A Request of My Friends

"May I make a request of my friends? Would you put some of my words into songs?" 

      What do you think this request by Hafiz means? To remember me when I'm gone? To think of me when you feel joyous and want to sing? To know my poetry in a more soulful way?
       It's sometimes difficult to find friends on your wavelength or even friends who would care enough to honor a request, whatever it might be. In Ancient Greek, the same word was used for friend and lover. And yet to find a true friend may be even more rare. The book that really exemplified this correlation for me was The Four Loves by C.S. Lewis in which he said friendship was the most unnatural love and thus the hardest to come across in a true form.

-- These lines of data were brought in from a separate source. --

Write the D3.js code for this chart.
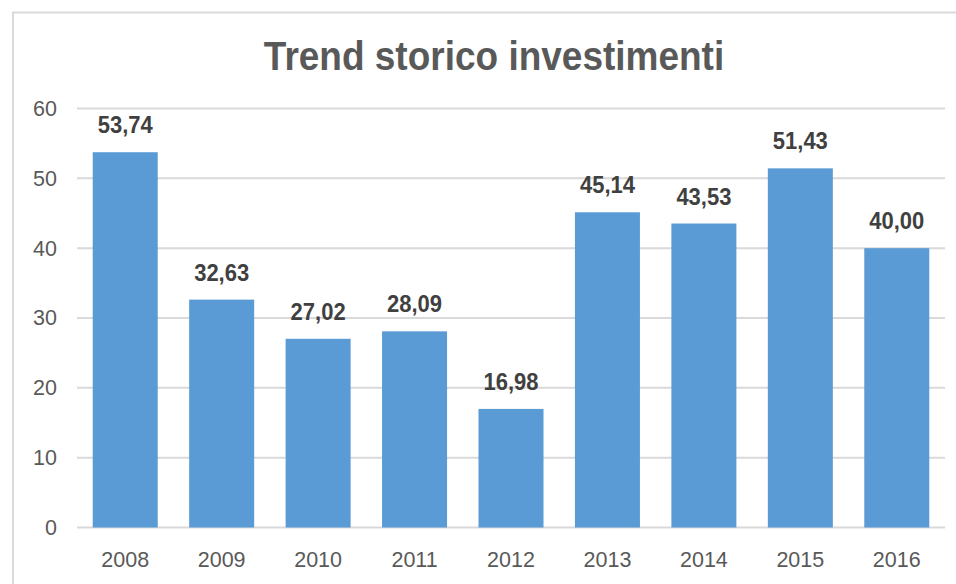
<!DOCTYPE html>
<html>
<head>
<meta charset="utf-8">
<script src="https://cdn.jsdelivr.net/npm/d3@7"></script>
<style>
  html, body { margin: 0; padding: 0; background: #ffffff; }
  svg { display: block; }
</style>
</head>
<body>
<svg id="chart" width="956" height="584"></svg>
<script>
const title = "Trend storico investimenti";
const years = ["2008", "2009", "2010", "2011", "2012", "2013", "2014", "2015", "2016"];
const values = [53.74, 32.63, 27.02, 28.09, 16.98, 45.14, 43.53, 51.43, 40.00];
const yTicks = [0, 10, 20, 30, 40, 50, 60];

(function () {
const svg = d3.select("#chart");
const font = "'Liberation Sans', Arial, sans-serif";

// outer chart border
svg.append("rect")
  .attr("x", 13).attr("y", 12.5)
  .attr("width", 980).attr("height", 600)
  .attr("fill", "#ffffff")
  .attr("stroke", "#d9d9d9")
  .attr("stroke-width", 2);

const pLeft = 77, pRight = 945, pTop = 108.5, pBottom = 527.5;

const x = d3.scaleBand().domain(years).range([pLeft, pRight]).paddingInner(0.326).paddingOuter(0.163);
const y = d3.scaleLinear().domain([0, 60]).range([pBottom, pTop]);

// gridlines
svg.append("g")
  .selectAll("line")
  .data(yTicks)
  .join("line")
  .attr("x1", pLeft).attr("x2", pRight)
  .attr("y1", d => y(d)).attr("y2", d => y(d))
  .attr("stroke", "#d9d9d9")
  .attr("stroke-width", 2);

// y axis labels
const yAxis = d3.axisLeft(y).tickValues(yTicks).tickSize(0).tickPadding(0);
const gy = svg.append("g").attr("transform", "translate(57,0)").call(yAxis);
gy.select(".domain").remove();
gy.selectAll("text")
  .attr("font-family", font)
  .attr("font-size", 21.5)
  .attr("fill", "#595959");

// bars
svg.append("g")
  .selectAll("rect")
  .data(values)
  .join("rect")
  .attr("x", (d, i) => x(years[i]))
  .attr("width", x.bandwidth())
  .attr("y", d => y(d))
  .attr("height", d => y(0) - y(d))
  .attr("fill", "#5b9bd5");

// data labels
const fmt = d => d.toFixed(2).replace(".", ",");
svg.append("g")
  .selectAll("text")
  .data(values)
  .join("text")
  .attr("transform", (d, i) => `translate(${x(years[i]) + x.bandwidth() / 2},${y(d) - 19}) scale(1,1.08)`)
  .attr("text-anchor", "middle")
  .attr("font-family", font)
  .attr("font-weight", "bold")
  .attr("font-size", 22)
  .attr("fill", "#404040")
  .text(fmt);

// x axis labels
const xAxis = d3.axisBottom(x).tickSize(0).tickPadding(0);
const gx = svg.append("g").attr("transform", `translate(0,${pBottom})`).call(xAxis);
gx.select(".domain").remove();
gx.selectAll("text")
  .attr("dy", null)
  .attr("y", 39)
  .attr("font-family", font)
  .attr("font-size", 21.5)
  .attr("fill", "#595959");

// title
svg.append("text")
  .attr("transform", "translate(494,69.5) scale(1,1.1)")
  .attr("text-anchor", "middle")
  .attr("font-family", font)
  .attr("font-weight", "bold")
  .attr("font-size", 37)
  .attr("fill", "#595959")
  .text(title);
})();
</script>
</body>
</html>
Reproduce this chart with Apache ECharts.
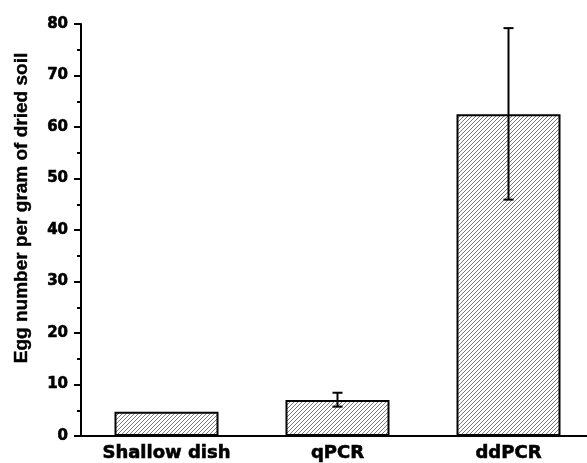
<!DOCTYPE html>
<html>
<head>
<meta charset="utf-8">
<script src="https://cdn.jsdelivr.net/npm/echarts@6/dist/echarts.min.js"></script>
<style>
  html, body { margin: 0; padding: 0; background: #fff; overflow: hidden; }
  #container { width: 594px; height: 463px; }
</style>
</head>
<body>
<div id="container"></div>
<script>
var categories = ['Shallow dish', 'qPCR', 'ddPCR'];
var means = [4.7, 7.0, 62.5];
var errLow = [4.7, 5.7, 45.9];
var errHigh = [4.7, 8.4, 79.2];
var yTicks = [0, 10, 20, 30, 40, 50, 60, 70, 80];

// hatch fill "/" in grey
var hatch = document.createElement('canvas');
hatch.width = 4;
hatch.height = 4;
var hc = hatch.getContext('2d');
hc.fillStyle = '#fff';
hc.fillRect(0, 0, 4, 4);
hc.strokeStyle = '#777';
hc.lineWidth = 1;
hc.beginPath();
hc.moveTo(0, 4); hc.lineTo(4, 0);
hc.moveTo(-1, 1); hc.lineTo(1, -1);
hc.moveTo(3, 5); hc.lineTo(5, 3);
hc.stroke();

var dom = document.getElementById('container');
var myChart = echarts.init(dom, null, { renderer: 'canvas' });

var errData = categories.map(function (c, i) {
  return [i, errLow[i], errHigh[i]];
}).filter(function (d) { return d[2] > d[1]; });

var option = {
  animation: false,
  grid: { left: 81, right: 0, top: 24, bottom: 27 },
  xAxis: {
    type: 'category',
    data: categories,
    axisLine: { lineStyle: { color: '#000', width: 2 } },
    axisTick: { show: false },
    axisLabel: {
      color: '#000',
      fontFamily: 'DejaVu Sans',
      fontWeight: 'bold',
      fontSize: 18,
      margin: 8,
      textBorderColor: '#000',
      textBorderWidth: 0.6
    }
  },
  yAxis: {
    type: 'value',
    min: yTicks[0],
    max: yTicks[yTicks.length - 1],
    interval: 10,
    name: 'Egg number per gram of dried soil',
    nameLocation: 'middle',
    nameGap: 50,
    nameTextStyle: {
      color: '#000',
      fontFamily: 'Liberation Sans, Arial',
      fontWeight: 'bold',
      fontSize: 19,
      padding: [0, 0, 0, 44],
      textBorderColor: '#000',
      textBorderWidth: 0.4
    },
    axisLine: { show: true, lineStyle: { color: '#000', width: 2 } },
    axisTick: { show: true, length: 7, lineStyle: { color: '#000', width: 2 } },
    minorTick: { show: true, splitNumber: 2, length: 4, lineStyle: { color: '#000', width: 2 } },
    splitLine: { show: false },
    axisLabel: {
      color: '#000',
      fontFamily: 'DejaVu Sans',
      fontWeight: 'bold',
      fontSize: 15,
      margin: 13,
      textBorderColor: '#000',
      textBorderWidth: 0.6
    }
  },
  series: [
    {
      type: 'bar',
      data: means,
      barWidth: 104,
      itemStyle: {
        color: { image: hatch, repeat: 'repeat' },
        borderColor: '#000',
        borderWidth: 2
      }
    },
    {
      type: 'custom',
      data: errData,
      z: 10,
      renderItem: function (params, api) {
        var lo = api.coord([api.value(0), api.value(1)]);
        var hi = api.coord([api.value(0), api.value(2)]);
        var w = 5;
        var st = { stroke: '#000', lineWidth: 2 };
        return {
          type: 'group',
          children: [
            { type: 'line', shape: { x1: hi[0], y1: hi[1], x2: lo[0], y2: lo[1] }, style: st },
            { type: 'line', shape: { x1: hi[0] - w, y1: hi[1], x2: hi[0] + w, y2: hi[1] }, style: st },
            { type: 'line', shape: { x1: lo[0] - w, y1: lo[1], x2: lo[0] + w, y2: lo[1] }, style: st }
          ]
        };
      }
    }
  ]
};

myChart.setOption(option);
window.addEventListener('resize', myChart.resize);
</script>
</body>
</html>
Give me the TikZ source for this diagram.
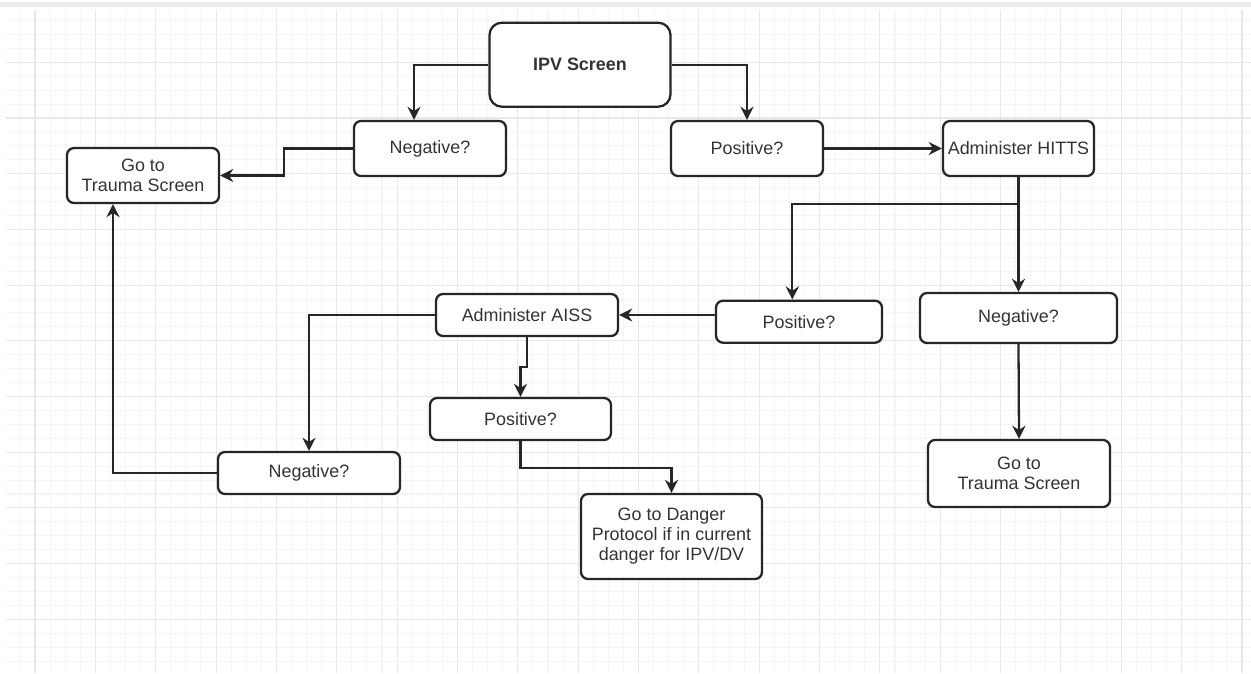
\documentclass[tikz,border=0pt]{standalone}
\usepackage{fontspec}
\setmainfont{Liberation Sans}
\usepackage{tikz}
\usetikzlibrary{arrows.meta,calc}

\begin{document}
\begin{tikzpicture}[
			x=0.02cm, y=-0.02cm,
			every node/.style={font=\fontsize{10.2}{11.4}\selectfont, text=black!80},
			box/.style={draw=black!85, line width=1.3pt, fill=white, rounded corners=4pt, align=center, inner sep=1pt},
			link/.style={draw=black!85, line width=1.3pt, ->},
			major/.style={draw=black!9, line width=0.6pt},
			minor/.style={draw=black!4, line width=0.6pt},
			>={Stealth[length=7.5pt,width=7.5pt,inset=2.5pt]}
			]
			
			% page background and grid
			\fill[white] (0,0) rectangle (1251,673);
			\fill[black!7] (0,2) rectangle (1251,7);
			\begin{scope}
				\clip (6,10) rectangle (1251,673);
				\foreach \i in {-1,...,81} \draw[minor] ({35+15.0875*\i},10) -- ++(0,663);
				\foreach \j in {-3,...,43} \draw[minor] (6,{62.3+13.925*\j}) -- ++(1245,0);
				\foreach \i in {0,...,20} \draw[major] ({35+60.35*\i},10) -- ++(0,663);
				\foreach \j in {0,...,10} \draw[major] (6,{62.3+55.7*\j}) -- ++(1245,0);
			\end{scope}
			
			\node[box, rounded corners=7pt, minimum width=3.62cm, minimum height=1.68cm, font=\fontsize{10.2}{11.4}\selectfont\bfseries] (ipv) at (580,64.7) {IPV Screen};
			\node[box, minimum width=3.04cm, minimum height=1.1cm] (negA) at (430,148.5) {Negative?};
			\node[box, minimum width=3.04cm, minimum height=1.1cm] (posA) at (747,148.5) {Positive?};
			\node[box, minimum width=3.02cm, minimum height=1.1cm] (hitts) at (1018.5,148.5) {Administer HITTS};
			\node[box, minimum width=3.04cm, minimum height=1.1cm] (traumaA) at (143,175.5) {Go to\\Trauma Screen};
			\node[box, minimum width=3.32cm, minimum height=0.84cm] (posB) at (799,321.7) {Positive?};
			\node[box, minimum width=3.94cm, minimum height=1.0cm] (negB) at (1018.5,318) {Negative?};
			\node[box, minimum width=3.64cm, minimum height=0.84cm] (aiss) at (527,315) {Administer AISS};
			\node[box, minimum width=3.62cm, minimum height=0.84cm] (posC) at (520.5,419) {Positive?};
			\node[box, minimum width=3.64cm, minimum height=0.84cm] (negC) at (309,473) {Negative?};
			\node[box, minimum width=3.62cm, minimum height=1.7cm] (danger) at (671.5,536.5) {Go to Danger\\Protocol if in current\\danger for IPV/DV};
			\node[box, minimum width=3.64cm, minimum height=1.34cm] (traumaB) at (1019,473.5) {Go to\\Trauma Screen};
			
			\draw[link] (ipv.west) -| ($(negA.north)+(-16,0)$);
			\draw[link] (ipv.east) -| (posA.north);
			\draw[link] (negA.west) -- ++(-69,0) |- (traumaA.east);
			\draw[link] (posA.east) -- (hitts.west);
			\draw[link] (hitts.south) -- ++(0,27) -| ($(posB.north)+(-6.7,0)$);
			\draw[link] (hitts.south) -- (negB.north);
			\draw[link] (posB.west |- aiss.east) -- (aiss.east);
			\draw[link] (aiss.west) -| (negC.north);
			\draw[link] (aiss.south) -- ++(0,30) -| (posC.north);
			\draw[link] (posC.south) -- ++(0,27) -| (danger.north);
			\draw[link] (negC.west) -| ($(traumaA.south)+(-30,0)$);
			\draw[link] (negB.south) -- (traumaB.north);
		\end{tikzpicture}
\end{document}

       The four loves were:
  • Storge (affection)  is fondness through familiarity between people who have otherwise found themselves together by chance. (I think of a co-worker.) 
  • Eros (romance) is the sense of 'being in love' or 'loving' someone. (I think of a significant other.) 
  • Agape (unconditional love) is love that brings forth caring regardless of the circumstance. (I think of a parent and a child.) 
  • Philia (friendship) is the love between friends, a deeply appreciative love. 
      There are a few things I wish to share from the book:
    “In friendship we think we have chosen our peers. In reality a few years' difference in the dates of our births, a few more miles between certain houses, the choice of one university instead of another...the accident of a topic being raised or not raised at a first meeting - any of these chances might have kept us apart..."  
     If you meet a true friend, it's definitely serendipity. I've always been a huge fan of Jonathan Larson's musical RENT, in which the dedication simply reads: for my friends. In fact, the people present at the Life Support meeting in the show (they introduce themselves), carry the names of Larson's friends who died of AIDS. Even one of his lyrics speaks to the good fortune of chance that allows you to meet dear friends: "Why did Mimi knock on Roger's door/And Collins choose that phone booth/Back where Angel set up his drums?
       Friendship can be about the music, the second glance, the magic of sharing in something, "but
friendship must be about something, even if it is only an enthusiasm for dominoes or white mice" (Lewis). And maybe that's both the first and final test, if your friend or lover (of if you're lucky, both) can sit back and talk about white mice knocking down dominoes, and your happiness stems from just being sure of their presence, congrats.